CMPT 732, Fall 2024
The purpose of Spark Streaming: handle a continuous stream of live data in almost-real-time.
e.g. a long-running TCP connection; a directory where files regularly appear; message-passing systems (Kafka, Flume, RabbitMQ); Amazon Kinesis; Twitter streaming API.
There are two streaming APIs in Spark:
pyspark.streaming.DStream
pyspark.sql.streaming
As you'd expect: DataFrame-based API is newer and assumes more structured data.
Let's take a look at both…
Input data comes in continuously, but you process it in batches (of maybe a few seconds). A DStream (discretized stream) objects listens to the input and creates the batches.
Each batch is an RDD. Use it like any other RDD. *
With the RDD-based API, connecting to a source stream creates a DStream
object.
Works something like an RDD. Has a similar API of things that can be done as the data arrives. It's really a collection of RDDs: one for each batch.
ssc = StreamingContext(sc, 2) # 2 second batches
lines = ssc.textFileStream(inputdir) # process files as they appear
data = lines.map(json.loads) # map DStream and return new DStream
ssc.start()
ssc.awaitTermination(timeout=3600) # listen for 1 hour
You need to actually do something with the RDD for each batch. That might be filtering/summarizing and saving to HDFS (as text/Parquet/etc) or Cassandra or….
def summarize(rdd):
""" Process the RDD. """
⋮
lines = ssc.textFileStream(inputdir)
data = lines.map(json.loads).filter(…)
data.foreachRDD(summarize)
data.saveAsTextFiles(outputprefix)
ssc.start()
ssc.awaitTermination()
Like RDDs, DStreams are flexible and you end up doing most of the work in Python.
The new DataFrame-based API is Spark Structured Streaming.
You work with a Streaming DataFrame, which is almost like any other DataFrame, but it grows (i.e. new rows are added) as data arrives on the stream. Still has a schema, and most of the operations you are used to.

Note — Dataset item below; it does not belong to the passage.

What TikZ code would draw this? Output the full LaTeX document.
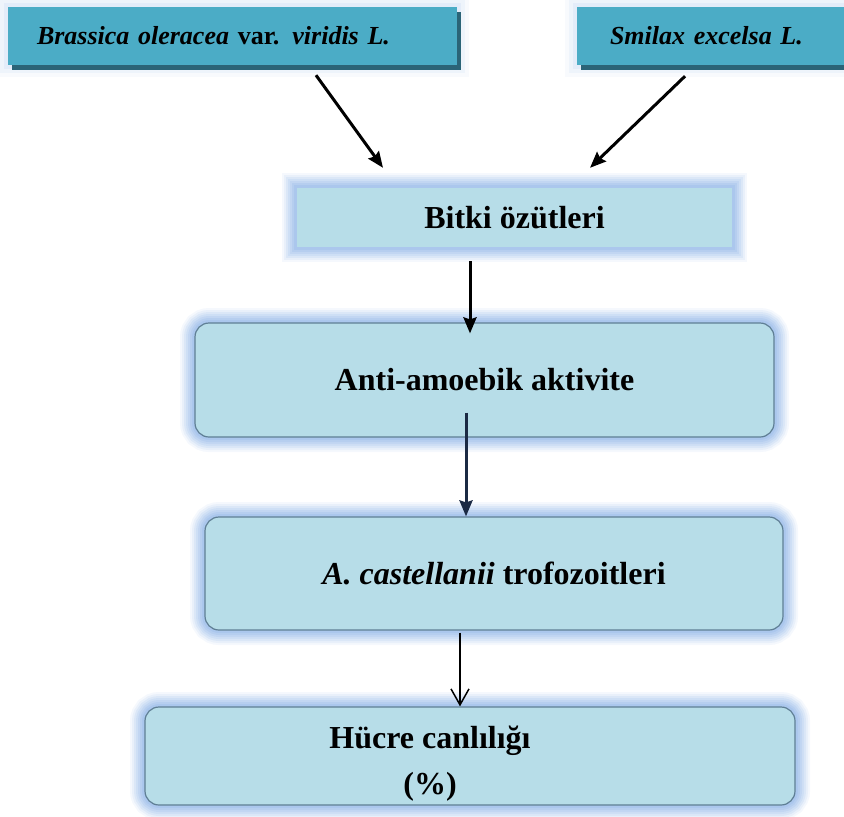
\documentclass[tikz,border=0pt]{standalone}
\usepackage{fontspec}
\setmainfont{Liberation Serif}
\usetikzlibrary{arrows.meta,shadows}

\definecolor{tealbox}{HTML}{4BACC6}
\definecolor{tealshade}{HTML}{2B6477}
\definecolor{paleblue}{HTML}{B7DDE8}
\definecolor{glowblue}{HTML}{6F9FE0}
\definecolor{rimgray}{HTML}{5F7F95}
\definecolor{navyarrow}{HTML}{1B2A44}

\begin{document}
\begin{tikzpicture}[x=1pt,y=-1pt,
  glow/.style={preaction={draw=glowblue,line width=30pt,draw opacity=0.07},
               preaction={draw=glowblue,line width=26pt,draw opacity=0.09},
               preaction={draw=glowblue,line width=22pt,draw opacity=0.11},
               preaction={draw=glowblue,line width=18pt,draw opacity=0.12},
               preaction={draw=glowblue,line width=14pt,draw opacity=0.13},
               preaction={draw=glowblue,line width=10pt,draw opacity=0.14},
               preaction={draw=glowblue,line width=6pt,draw opacity=0.15}},
  softglow/.style={preaction={draw=glowblue,line width=24pt,draw opacity=0.05},
                   preaction={draw=glowblue,line width=16pt,draw opacity=0.07},
                   preaction={draw=glowblue,line width=8pt,draw opacity=0.09}},
  plantbox/.style={softglow,drop shadow={shadow xshift=4pt,shadow yshift=-5pt,fill=tealshade,opacity=1},
                   fill=tealbox,minimum height=58pt,align=left,
                   font=\fontsize{26}{31}\selectfont\bfseries\itshape},
  flatbox/.style={glow,fill=paleblue,font=\fontsize{32}{38}\selectfont\bfseries},
  roundbox/.style={glow,fill=paleblue,draw=rimgray,line width=1.2pt,rounded corners=14pt,
                   font=\fontsize{32}{38}\selectfont\bfseries},
  thickarrow/.style={line width=3pt,-{Stealth[length=16pt,width=13pt,inset=2pt]}},
  thinarrow/.style={line width=1.5pt,-{Straight Barb[length=16pt,width=18pt,line width=1.5pt]}}]
\useasboundingbox (0,0) rectangle (844,817);
\clip (0,0) rectangle (844,817);

% plant boxes on top
\node[plantbox,inner xsep=29pt,text width=391pt] (brassica) at (232.5,36)
  {Brassica oleracea \textup{var.} viridis L.};
\node[plantbox,inner xsep=33pt,text width=234pt] (smilax) at (727,36)
  {Smilax excelsa L.};

% flow
\node[flatbox,minimum width=435pt,minimum height=59pt] (bitki) at (514.5,217.5) {Bitki özütleri};
\node[roundbox,minimum width=579pt,minimum height=114pt] (anti) at (484.5,380) {Anti-amoebik aktivite};
\node[roundbox,minimum width=578pt,minimum height=113pt] (acast) at (494,573.5)
  {\textit{A. castellanii} trofozoitleri};
\node[roundbox,minimum width=650pt,minimum height=98pt] (hucre) at (470,756) {};
\node[align=center,font=\fontsize{32}{46}\selectfont\bfseries] (hucretext) at (430,764)
  {Hücre canlılığı\\(\%)};

\draw[thickarrow] ([xshift=83.5pt,yshift=-10pt]brassica.south) -- ([xshift=-131.5pt,yshift=20pt]bitki.north);
\draw[thickarrow] ([xshift=-42pt,yshift=-11pt]smilax.south) -- ([xshift=75.5pt,yshift=20pt]bitki.north);
\draw[thickarrow] ([xshift=-44.5pt,yshift=-14pt]bitki.south) -- ([xshift=-14.5pt,yshift=-11pt]anti.north);
\draw[thickarrow,navyarrow] ([xshift=-18.5pt,yshift=25pt]anti.south) -- ([xshift=-28pt]acast.north);
\draw[thinarrow] ([xshift=-34pt,yshift=-2pt]acast.south) -- ([xshift=-10pt]hucre.north);
\end{tikzpicture}
\end{document}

Like a DataFrame, but grows in real time. *
You can build operations on the streaming DataFrame like any other DataFrame, but they get computed later, as the data arrives.

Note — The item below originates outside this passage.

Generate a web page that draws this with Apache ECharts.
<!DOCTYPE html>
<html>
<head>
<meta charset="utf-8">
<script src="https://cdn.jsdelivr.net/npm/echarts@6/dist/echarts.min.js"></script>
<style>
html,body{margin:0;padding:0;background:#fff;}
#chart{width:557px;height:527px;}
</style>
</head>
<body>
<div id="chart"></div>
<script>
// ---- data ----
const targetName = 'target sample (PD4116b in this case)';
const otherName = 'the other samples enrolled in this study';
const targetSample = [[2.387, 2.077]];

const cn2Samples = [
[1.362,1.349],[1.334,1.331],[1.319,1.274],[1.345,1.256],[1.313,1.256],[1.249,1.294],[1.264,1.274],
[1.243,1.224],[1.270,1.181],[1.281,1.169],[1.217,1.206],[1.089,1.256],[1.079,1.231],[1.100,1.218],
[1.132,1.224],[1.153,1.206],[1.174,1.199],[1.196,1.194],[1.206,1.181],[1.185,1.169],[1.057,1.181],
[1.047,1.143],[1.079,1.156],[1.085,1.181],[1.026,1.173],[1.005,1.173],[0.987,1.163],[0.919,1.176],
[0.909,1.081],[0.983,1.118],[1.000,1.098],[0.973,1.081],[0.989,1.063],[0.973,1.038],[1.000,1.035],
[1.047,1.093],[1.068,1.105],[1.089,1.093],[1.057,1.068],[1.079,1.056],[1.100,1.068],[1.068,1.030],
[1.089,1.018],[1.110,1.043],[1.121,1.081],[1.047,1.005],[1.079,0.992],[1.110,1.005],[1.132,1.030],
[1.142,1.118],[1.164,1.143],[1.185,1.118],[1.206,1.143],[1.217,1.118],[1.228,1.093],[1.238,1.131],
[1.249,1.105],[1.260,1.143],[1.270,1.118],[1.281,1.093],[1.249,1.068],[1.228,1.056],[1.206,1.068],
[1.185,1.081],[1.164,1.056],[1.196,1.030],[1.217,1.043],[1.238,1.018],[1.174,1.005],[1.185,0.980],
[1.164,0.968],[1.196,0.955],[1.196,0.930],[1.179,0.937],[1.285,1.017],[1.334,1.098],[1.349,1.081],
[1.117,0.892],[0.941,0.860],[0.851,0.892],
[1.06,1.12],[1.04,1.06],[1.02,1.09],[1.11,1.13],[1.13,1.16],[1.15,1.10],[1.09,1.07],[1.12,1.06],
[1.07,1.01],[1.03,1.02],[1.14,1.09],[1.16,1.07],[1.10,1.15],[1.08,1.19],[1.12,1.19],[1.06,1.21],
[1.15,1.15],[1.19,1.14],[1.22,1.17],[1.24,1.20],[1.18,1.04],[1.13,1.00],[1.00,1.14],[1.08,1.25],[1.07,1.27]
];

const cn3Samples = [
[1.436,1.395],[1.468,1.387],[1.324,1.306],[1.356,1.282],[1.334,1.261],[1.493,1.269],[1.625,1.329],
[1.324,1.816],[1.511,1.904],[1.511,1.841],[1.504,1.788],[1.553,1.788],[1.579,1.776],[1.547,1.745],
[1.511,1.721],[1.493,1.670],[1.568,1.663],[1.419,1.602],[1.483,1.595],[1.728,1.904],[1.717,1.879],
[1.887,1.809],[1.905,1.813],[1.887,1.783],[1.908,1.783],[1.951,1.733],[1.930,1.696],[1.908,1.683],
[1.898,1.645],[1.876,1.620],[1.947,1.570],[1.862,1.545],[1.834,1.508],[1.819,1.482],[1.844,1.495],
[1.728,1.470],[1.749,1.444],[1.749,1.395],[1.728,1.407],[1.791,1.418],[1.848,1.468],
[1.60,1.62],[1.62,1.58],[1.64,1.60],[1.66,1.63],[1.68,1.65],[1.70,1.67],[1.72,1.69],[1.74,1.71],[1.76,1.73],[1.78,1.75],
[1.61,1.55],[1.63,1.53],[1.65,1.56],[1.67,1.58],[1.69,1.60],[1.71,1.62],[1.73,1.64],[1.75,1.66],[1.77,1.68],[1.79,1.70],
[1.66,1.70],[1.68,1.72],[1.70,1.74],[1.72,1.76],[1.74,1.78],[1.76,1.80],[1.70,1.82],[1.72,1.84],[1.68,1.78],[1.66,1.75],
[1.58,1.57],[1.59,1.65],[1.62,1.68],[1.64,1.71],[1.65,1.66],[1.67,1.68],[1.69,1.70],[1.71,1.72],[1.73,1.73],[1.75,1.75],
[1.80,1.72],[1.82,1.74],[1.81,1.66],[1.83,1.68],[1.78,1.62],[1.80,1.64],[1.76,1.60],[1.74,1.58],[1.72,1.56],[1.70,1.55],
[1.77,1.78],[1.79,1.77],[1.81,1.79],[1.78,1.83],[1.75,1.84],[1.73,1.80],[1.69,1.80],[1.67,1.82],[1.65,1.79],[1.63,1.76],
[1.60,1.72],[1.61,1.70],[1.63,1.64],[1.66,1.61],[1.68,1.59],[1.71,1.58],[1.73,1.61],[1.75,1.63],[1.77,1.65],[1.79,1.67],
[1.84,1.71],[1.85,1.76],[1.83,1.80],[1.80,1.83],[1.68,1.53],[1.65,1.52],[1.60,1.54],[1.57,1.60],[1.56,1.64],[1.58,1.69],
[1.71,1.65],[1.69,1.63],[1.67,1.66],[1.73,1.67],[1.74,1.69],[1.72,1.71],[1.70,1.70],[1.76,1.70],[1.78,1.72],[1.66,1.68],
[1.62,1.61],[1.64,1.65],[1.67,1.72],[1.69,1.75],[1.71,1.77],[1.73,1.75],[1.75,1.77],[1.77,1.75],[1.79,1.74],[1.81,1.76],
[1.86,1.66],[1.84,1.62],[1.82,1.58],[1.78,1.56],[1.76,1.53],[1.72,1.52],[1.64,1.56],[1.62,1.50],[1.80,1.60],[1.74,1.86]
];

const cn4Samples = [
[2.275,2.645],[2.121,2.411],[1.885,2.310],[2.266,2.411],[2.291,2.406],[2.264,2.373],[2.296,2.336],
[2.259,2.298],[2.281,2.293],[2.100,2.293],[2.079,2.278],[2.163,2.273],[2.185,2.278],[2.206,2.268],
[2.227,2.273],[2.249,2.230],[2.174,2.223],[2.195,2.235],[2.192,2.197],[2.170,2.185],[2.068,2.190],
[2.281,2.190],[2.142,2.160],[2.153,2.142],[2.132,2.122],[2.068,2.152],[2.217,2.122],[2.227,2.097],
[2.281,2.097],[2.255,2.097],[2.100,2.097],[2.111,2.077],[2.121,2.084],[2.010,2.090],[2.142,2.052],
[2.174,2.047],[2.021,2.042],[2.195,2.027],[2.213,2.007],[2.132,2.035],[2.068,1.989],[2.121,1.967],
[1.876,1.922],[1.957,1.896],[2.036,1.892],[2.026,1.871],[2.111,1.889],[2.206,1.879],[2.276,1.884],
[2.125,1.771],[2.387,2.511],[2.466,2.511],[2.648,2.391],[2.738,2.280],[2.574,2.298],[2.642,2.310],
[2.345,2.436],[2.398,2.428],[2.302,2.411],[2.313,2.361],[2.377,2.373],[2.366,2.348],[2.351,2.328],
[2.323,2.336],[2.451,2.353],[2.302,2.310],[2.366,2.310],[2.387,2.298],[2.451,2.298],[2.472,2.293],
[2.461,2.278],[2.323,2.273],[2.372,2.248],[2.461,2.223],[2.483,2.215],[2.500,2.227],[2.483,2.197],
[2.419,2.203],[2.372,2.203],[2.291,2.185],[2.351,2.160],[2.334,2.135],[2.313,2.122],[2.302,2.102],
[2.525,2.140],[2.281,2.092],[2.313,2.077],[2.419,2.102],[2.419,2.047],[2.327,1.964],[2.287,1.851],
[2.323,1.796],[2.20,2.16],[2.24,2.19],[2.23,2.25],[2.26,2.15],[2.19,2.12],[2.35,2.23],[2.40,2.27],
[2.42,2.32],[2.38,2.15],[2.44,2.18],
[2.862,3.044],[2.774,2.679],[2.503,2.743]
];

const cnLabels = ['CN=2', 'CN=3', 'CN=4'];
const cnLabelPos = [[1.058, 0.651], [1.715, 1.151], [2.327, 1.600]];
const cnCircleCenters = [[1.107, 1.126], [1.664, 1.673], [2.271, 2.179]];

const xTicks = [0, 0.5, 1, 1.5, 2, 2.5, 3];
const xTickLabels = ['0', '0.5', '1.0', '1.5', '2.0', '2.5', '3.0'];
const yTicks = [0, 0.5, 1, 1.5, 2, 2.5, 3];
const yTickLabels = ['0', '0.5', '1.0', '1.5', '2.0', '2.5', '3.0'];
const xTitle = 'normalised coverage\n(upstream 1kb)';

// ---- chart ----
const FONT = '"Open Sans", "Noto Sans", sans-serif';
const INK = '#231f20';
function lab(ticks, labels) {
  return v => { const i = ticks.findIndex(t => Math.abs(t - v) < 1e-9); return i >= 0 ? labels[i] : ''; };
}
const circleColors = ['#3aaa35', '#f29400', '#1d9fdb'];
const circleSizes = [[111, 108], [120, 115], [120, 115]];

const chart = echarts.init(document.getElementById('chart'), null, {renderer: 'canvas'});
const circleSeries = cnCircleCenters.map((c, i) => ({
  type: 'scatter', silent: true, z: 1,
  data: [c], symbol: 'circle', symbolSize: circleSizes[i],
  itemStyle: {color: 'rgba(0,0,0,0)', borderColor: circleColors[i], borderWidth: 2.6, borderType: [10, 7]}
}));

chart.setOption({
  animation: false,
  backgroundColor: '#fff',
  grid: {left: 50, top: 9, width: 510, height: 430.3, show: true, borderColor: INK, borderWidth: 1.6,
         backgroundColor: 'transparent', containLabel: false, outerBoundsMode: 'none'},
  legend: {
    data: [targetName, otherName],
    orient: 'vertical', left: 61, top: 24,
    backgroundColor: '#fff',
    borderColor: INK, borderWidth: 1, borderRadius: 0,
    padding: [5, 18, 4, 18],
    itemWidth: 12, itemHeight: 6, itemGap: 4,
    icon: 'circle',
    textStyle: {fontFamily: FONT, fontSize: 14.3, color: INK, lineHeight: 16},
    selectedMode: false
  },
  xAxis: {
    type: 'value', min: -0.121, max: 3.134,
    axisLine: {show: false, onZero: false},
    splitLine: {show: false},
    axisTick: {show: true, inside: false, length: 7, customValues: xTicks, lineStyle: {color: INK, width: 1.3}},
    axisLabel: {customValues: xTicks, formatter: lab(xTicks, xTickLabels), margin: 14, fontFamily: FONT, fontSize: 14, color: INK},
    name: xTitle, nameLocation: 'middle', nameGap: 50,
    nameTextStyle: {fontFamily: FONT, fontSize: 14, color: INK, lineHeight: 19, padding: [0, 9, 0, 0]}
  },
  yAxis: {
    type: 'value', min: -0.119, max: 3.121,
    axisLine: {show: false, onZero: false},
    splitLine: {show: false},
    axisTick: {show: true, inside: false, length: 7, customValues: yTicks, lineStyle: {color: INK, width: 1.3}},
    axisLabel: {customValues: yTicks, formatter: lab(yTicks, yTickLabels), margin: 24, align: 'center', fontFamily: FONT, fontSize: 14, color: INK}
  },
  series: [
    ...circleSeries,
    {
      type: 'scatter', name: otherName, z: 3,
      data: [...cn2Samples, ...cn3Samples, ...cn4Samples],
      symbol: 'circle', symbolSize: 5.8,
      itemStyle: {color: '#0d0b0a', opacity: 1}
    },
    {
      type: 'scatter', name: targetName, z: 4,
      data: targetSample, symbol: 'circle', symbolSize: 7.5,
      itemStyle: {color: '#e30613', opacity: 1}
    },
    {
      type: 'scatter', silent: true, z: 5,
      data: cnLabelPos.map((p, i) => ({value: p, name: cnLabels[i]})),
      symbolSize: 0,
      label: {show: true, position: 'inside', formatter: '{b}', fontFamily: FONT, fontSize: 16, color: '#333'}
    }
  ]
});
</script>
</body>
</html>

To create a streaming DataFrame, specify a source to read from. e.g. a directory of files, and process new files as they appear:
lines = spark.readStream.format('text') \ .option('path', '/tmp/text').load()
Possible sources: files, TCP socket, Kafka message queue.
Then operate on it like any other DataFrame. e.g.
lengths = lines.select( functions.length(lines['value']).alias('len') ) counts = lengths.groupBy('len').count()
We're used to lazy evaluation: this isn't that different, except we specify the operations before the data even exists.
Then instead of the usual output options, we have a more limited set. e.g.
stream = counts.writeStream.format('console') \ .outputMode('update').start() stream.awaitTermination(600)
Output modes: complete (all data), append (new data), update (aggregated results that changed).
Output sinks
: files, console, in-memory table, foreach
(batch or row).
Combinations that are allowed depend on the operations you did on the source. e.g. complete
only makes sense if you have a .groupBy()
; append
cannot be done if you did a .groupBy()
.
The structured streaming API is still developing (e.g. the foreach sinks weren't accessible in Python until Spark 2.4). But, it seems compete enough to be usable, and it's likely where new streaming functionality will appear.